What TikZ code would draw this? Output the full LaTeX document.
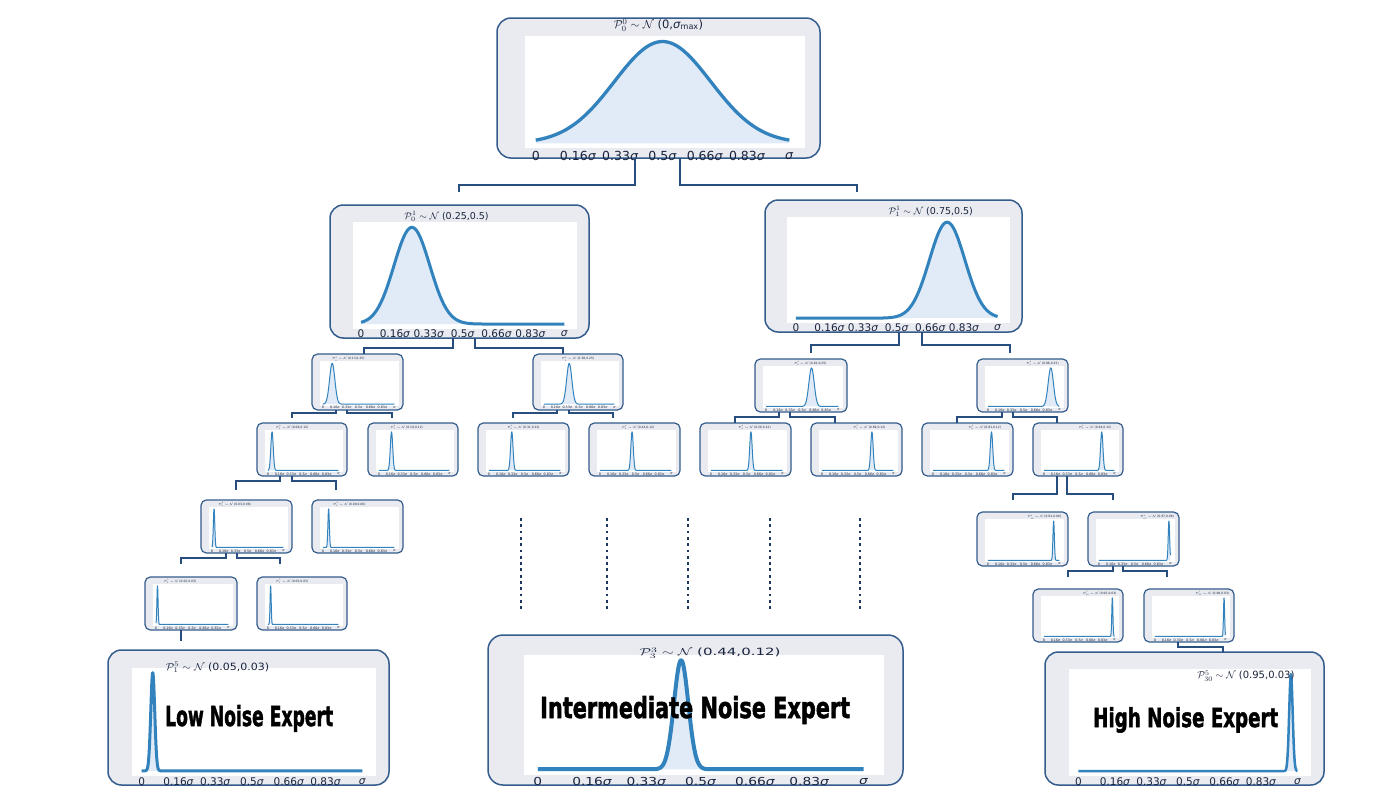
\RequirePackage{fix-cm}
\documentclass[tikz,border=0pt]{standalone}
\usepackage{fontspec}
\setmainfont{DejaVu Sans}
\newfontfamily\heavyfont{DejaVu Sans}[UprightFeatures={FakeBold=2}, BoldFeatures={FakeBold=2}]
\usepackage{graphicx}
\usetikzlibrary{calc}
\definecolor{boxgray}{RGB}{233,235,241}
\definecolor{bordercol}{RGB}{52,92,140}
\definecolor{curvecol}{RGB}{49,130,189}
\definecolor{curvefill}{RGB}{224,235,247}
\definecolor{conncol}{RGB}{40,78,128}
\definecolor{dotcol}{RGB}{30,55,95}
\definecolor{txtcol}{RGB}{25,35,60}
\newcommand{\sig}{\textit{σ}}
\def\mybw{1.5}\def\myclw{3}\def\mytfs{11}\def\mylfs{10}\def\mylyf{0.05}\def\mytyf{0.98}\def\mytxs{1}\def\mylxs{1}
\tikzset{
  pboxst/.style={draw=bordercol, fill=boxgray, line width=\mybw pt, inner sep=0pt, outer sep=0pt, rectangle},
  cline/.style={draw=curvecol, line width=\myclw pt, line join=round},
  labst/.style={inner sep=0pt, text=txtcol, font=\fontsize{\mylfs}{\mylfs}\selectfont},
  tickst/.style={inner sep=0pt, text=txtcol, font=\fontsize{\mytfs}{\mytfs}\selectfont},
  conn/.style={draw=conncol, line width=1.3pt},
  dotst/.style={draw=dotcol, line width=2.8pt, dash pattern=on 2.8pt off 3.5pt},
  bigtxt/.style={inner sep=0pt, text=black, font=\heavyfont\bfseries}
}
\newcommand{\pbox}[9]{%
  \pgfmathsetmacro\pbW{#4-#2}%
  \pgfmathsetmacro\pbH{#5-#3}%
  \pgfmathsetmacro\pbR{0.1*\pbH}%
  \node[pboxst, minimum width=\pbW pt, minimum height=\pbH pt, rounded corners=\pbR pt] (#1) at ({(#2+#4)/2},{(#3+#5)/2}) {};%
  \fill[white] ({#2+0.087*\pbW},{#3+0.13*\pbH}) rectangle ({#2+0.953*\pbW},{#3+0.93*\pbH});%
  \pgfmathsetmacro\pax{#2+0.12*\pbW}%
  \pgfmathsetmacro\paw{0.785*\pbW}%
  \pgfmathsetmacro\pae{\pax+\paw}%
  \pgfmathsetmacro\pby{#3+0.895*\pbH}%
  \pgfmathsetmacro\ppa{0.727*\pbH}%
  \pgfmathsetmacro\pta{max(0,#6-4.2*#7)}%
  \pgfmathsetmacro\ptb{min(1,#6+4.2*#7)}%
  \pgfmathsetmacro\pya{\pby-\ppa*exp(-0.5*min(abs(#6/#7),4.2)^2)}%
  \pgfmathsetmacro\pyb{\pby-\ppa*exp(-0.5*min(abs((1-#6)/#7),4.2)^2)}%
  \fill[curvefill] (\pax,\pby) -- (\pax,\pya) -- plot[variable=\t,domain=\pta:\ptb,samples=80] ({\pax+\t*\paw},{\pby-\ppa*exp(-0.5*min(abs((\t-#6)/#7),4.2)^2)}) -- (\pae,\pyb) -- (\pae,\pby) -- cycle;%
  \draw[cline] (\pax,\pya) -- plot[variable=\t,domain=\pta:\ptb,samples=80] ({\pax+\t*\paw},{\pby-\ppa*exp(-0.5*min(abs((\t-#6)/#7),4.2)^2)}) -- (\pae,\pyb);%
  \node[labst] at ({#2+#9*\pbW},{#3+\mylyf*\pbH}) {\scalebox{\mylxs}[1]{#8}};%
  \foreach \i/\tx in {0/0,1/0.16\sig,2/0.33\sig,3/0.5\sig,4/0.66\sig,5/0.83\sig,6/\sig}{%
    \node[tickst] at ({\pax+\i*\paw/6},{#3+\mytyf*\pbH}) {\scalebox{\mytxs}[1]{\tx}};}%
}
\newcommand{\conn}[6]{%
  \draw[conn] (#1.south -| #2,0) -- (#2,#3) -| ($(#4.north -| #5,0)+(0,#6)$);}
\begin{document}
\begin{tikzpicture}[x=1pt,y=-1pt]
\fill[white] (0,0) rectangle (1400,788);
\useasboundingbox (0,0) rectangle (1400,788);

% top
\def\mybw{1.5}\def\myclw{3.3}\def\mytfs{12.5}\def\mylfs{11.5}\def\mylyf{0.05}\def\mytyf{0.985}\def\mytxs{1}\def\mylxs{1}
\pbox{T}{497}{18}{820}{158}{0.5}{0.19}{$\mathcal{P}^0_0\sim\mathcal{N}$ (0,\sig\textsubscript{max})}{0.5}

% level 1
\def\myclw{3}\def\mytfs{10.5}\def\mylfs{9.5}\def\mylyf{0.083}\def\mytyf{0.97}
\pbox{L1a}{330}{205}{589}{338}{0.25}{0.088}{$\mathcal{P}^1_0\sim\mathcal{N}$ (0.25,0.5)}{0.45}
\pbox{L1b}{765}{200}{1022}{332}{0.75}{0.088}{$\mathcal{P}^1_1\sim\mathcal{N}$ (0.75,0.5)}{0.645}

% small boxes
\def\mybw{1.2}\def\myclw{1.0}\def\mytfs{3.3}\def\mylfs{3}\def\mylyf{0.09}\def\mytyf{0.96}
\pbox{L2a}{312}{354}{403}{410}{0.13}{0.037}{$\mathcal{P}^2_0\sim\mathcal{N}$ (0.13,0.25)}{0.4}
\pbox{L2b}{533}{354}{623}{410}{0.36}{0.037}{$\mathcal{P}^2_1\sim\mathcal{N}$ (0.38,0.25)}{0.5}
\pbox{L2c}{755}{359}{847}{412}{0.63}{0.037}{$\mathcal{P}^2_2\sim\mathcal{N}$ (0.62,0.25)}{0.6}
\pbox{L2d}{977}{359}{1068}{412}{0.88}{0.037}{$\mathcal{P}^2_3\sim\mathcal{N}$ (0.88,0.25)}{0.72}

\pbox{L3a}{257}{423}{347}{476}{0.06}{0.017}{$\mathcal{P}^3_0\sim\mathcal{N}$ (0.06,0.12)}{0.39}
\pbox{L3b}{368}{423}{458}{476}{0.18}{0.017}{$\mathcal{P}^3_1\sim\mathcal{N}$ (0.19,0.12)}{0.43}
\pbox{L3c}{478}{423}{569}{476}{0.32}{0.017}{$\mathcal{P}^3_2\sim\mathcal{N}$ (0.31,0.12)}{0.5}
\pbox{L3d}{589}{423}{680}{476}{0.45}{0.017}{$\mathcal{P}^3_3\sim\mathcal{N}$ (0.44,0.12)}{0.54}
\pbox{L3e}{700}{423}{791}{476}{0.56}{0.017}{$\mathcal{P}^3_4\sim\mathcal{N}$ (0.56,0.12)}{0.6}
\pbox{L3f}{811}{423}{902}{476}{0.70}{0.017}{$\mathcal{P}^3_5\sim\mathcal{N}$ (0.69,0.12)}{0.64}
\pbox{L3g}{922}{423}{1013}{476}{0.82}{0.017}{$\mathcal{P}^3_6\sim\mathcal{N}$ (0.81,0.12)}{0.69}
\pbox{L3h}{1033}{423}{1123}{476}{0.82}{0.017}{$\mathcal{P}^3_7\sim\mathcal{N}$ (0.94,0.12)}{0.69}

\pbox{L4a}{201}{500}{292}{553}{0.03}{0.01}{$\mathcal{P}^4_0\sim\mathcal{N}$ (0.03,0.06)}{0.37}
\pbox{L4b}{312}{500}{403}{553}{0.08}{0.01}{$\mathcal{P}^4_1\sim\mathcal{N}$ (0.09,0.06)}{0.41}
\pbox{L4c}{977}{512}{1068}{566}{0.92}{0.01}{$\mathcal{P}^4_{14}\sim\mathcal{N}$ (0.91,0.06)}{0.74}
\pbox{L4d}{1088}{512}{1179}{566}{0.98}{0.01}{$\mathcal{P}^4_{15}\sim\mathcal{N}$ (0.97,0.06)}{0.76}

\pbox{L5a}{145}{577}{237}{630}{0.02}{0.008}{$\mathcal{P}^5_0\sim\mathcal{N}$ (0.02,0.03)}{0.38}
\pbox{L5b}{257}{577}{347}{630}{0.04}{0.008}{$\mathcal{P}^5_1\sim\mathcal{N}$ (0.05,0.03)}{0.39}
\pbox{L5c}{1033}{589}{1123}{642}{0.97}{0.008}{$\mathcal{P}^5_{30}\sim\mathcal{N}$ (0.95,0.03)}{0.74}
\pbox{L5d}{1144}{589}{1234}{642}{0.98}{0.008}{$\mathcal{P}^5_{31}\sim\mathcal{N}$ (0.98,0.03)}{0.76}

% bottom boxes
\def\mybw{1.5}\def\myclw{3}\def\mytfs{10.5}\def\mylfs{10}\def\mylyf{0.13}\def\mytyf{0.975}\def\mytxs{1}\def\mylxs{1.1}
\pbox{BL}{108}{650}{389}{785}{0.05}{0.009}{$\mathcal{P}^5_1\sim\mathcal{N}$ (0.05,0.03)}{0.39}
\def\myclw{4}\def\mytfs{11}\def\mylfs{10}\def\mylyf{0.12}\def\mytxs{1.25}\def\mylxs{1.5}
\pbox{BM}{488}{635}{903}{785}{0.44}{0.022}{$\mathcal{P}^3_3\sim\mathcal{N}$ (0.44,0.12)}{0.535}
\def\myclw{2.5}\def\mytfs{10.5}\def\mylfs{10}\def\mylyf{0.18}\def\mytxs{1}\def\mylxs{1}
\pbox{BR}{1045}{652}{1324}{785}{0.97}{0.008}{$\mathcal{P}^5_{30}\sim\mathcal{N}$ (0.95,0.03)}{0.72}

% connectors
\conn{T}{635}{185}{L1a}{459}{-13}
\conn{T}{680}{185}{L1b}{857}{-8}
\conn{L1a}{453}{348}{L2a}{364}{0}
\conn{L1a}{475}{348}{L2b}{563}{0}
\conn{L1b}{899}{345}{L2c}{811}{-6}
\conn{L1b}{922}{345}{L2d}{1010}{-6}
\conn{L2a}{336}{413}{L3a}{292}{-5}
\conn{L2a}{347}{413}{L3b}{392}{-5}
\conn{L2b}{557}{413}{L3c}{513}{-5}
\conn{L2b}{569}{413}{L3d}{613}{-5}
\conn{L2c}{779}{417}{L3e}{735}{0}
\conn{L2c}{790}{417}{L3f}{835}{0}
\conn{L2d}{1002}{417}{L3g}{957}{0}
\conn{L2d}{1013}{417}{L3h}{1057}{0}
\conn{L3a}{280}{481}{L4a}{236}{-10}
\conn{L3a}{292}{481}{L4b}{336}{-10}
\conn{L4a}{226}{558}{L5a}{181}{-13}
\conn{L4a}{237}{558}{L5b}{280}{-13}
\conn{L3h}{1057}{494}{L4c}{1013}{-12}
\conn{L3h}{1067}{494}{L4d}{1113}{-12}
\conn{L4d}{1113}{571}{L5c}{1068}{-12}
\conn{L4d}{1123}{571}{L5d}{1167}{-12}
\conn{L5d}{1178}{647}{BR}{1223}{0}
\draw[conn] (L5a.south -| 181,0) -- ($(BL.north -| 181,0)+(0,-9)$);

% dotted continuation lines
\foreach \dx in {521,607,688,770,860}{\draw[dotst] (\dx,518) -- (\dx,610);}

% expert titles
\node[bigtxt, anchor=base west] (lowtxt) at (165,726) {\resizebox{168pt}{21pt}{Low Noise Expert}};
\node[bigtxt, anchor=base west] (midtxt) at (540,718) {\resizebox{310pt}{22pt}{Intermediate Noise Expert}};
\node[bigtxt, anchor=base west] (hightxt) at (1093,727) {\resizebox{185pt}{20pt}{High Noise Expert}};
\end{tikzpicture}
\end{document}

* * * * * * *

#### EXERCISE REQUIREMENTS
Count the lines of the data that include the string "draw", and give only that number.

#### SOLUTION FOR THIS TASK
9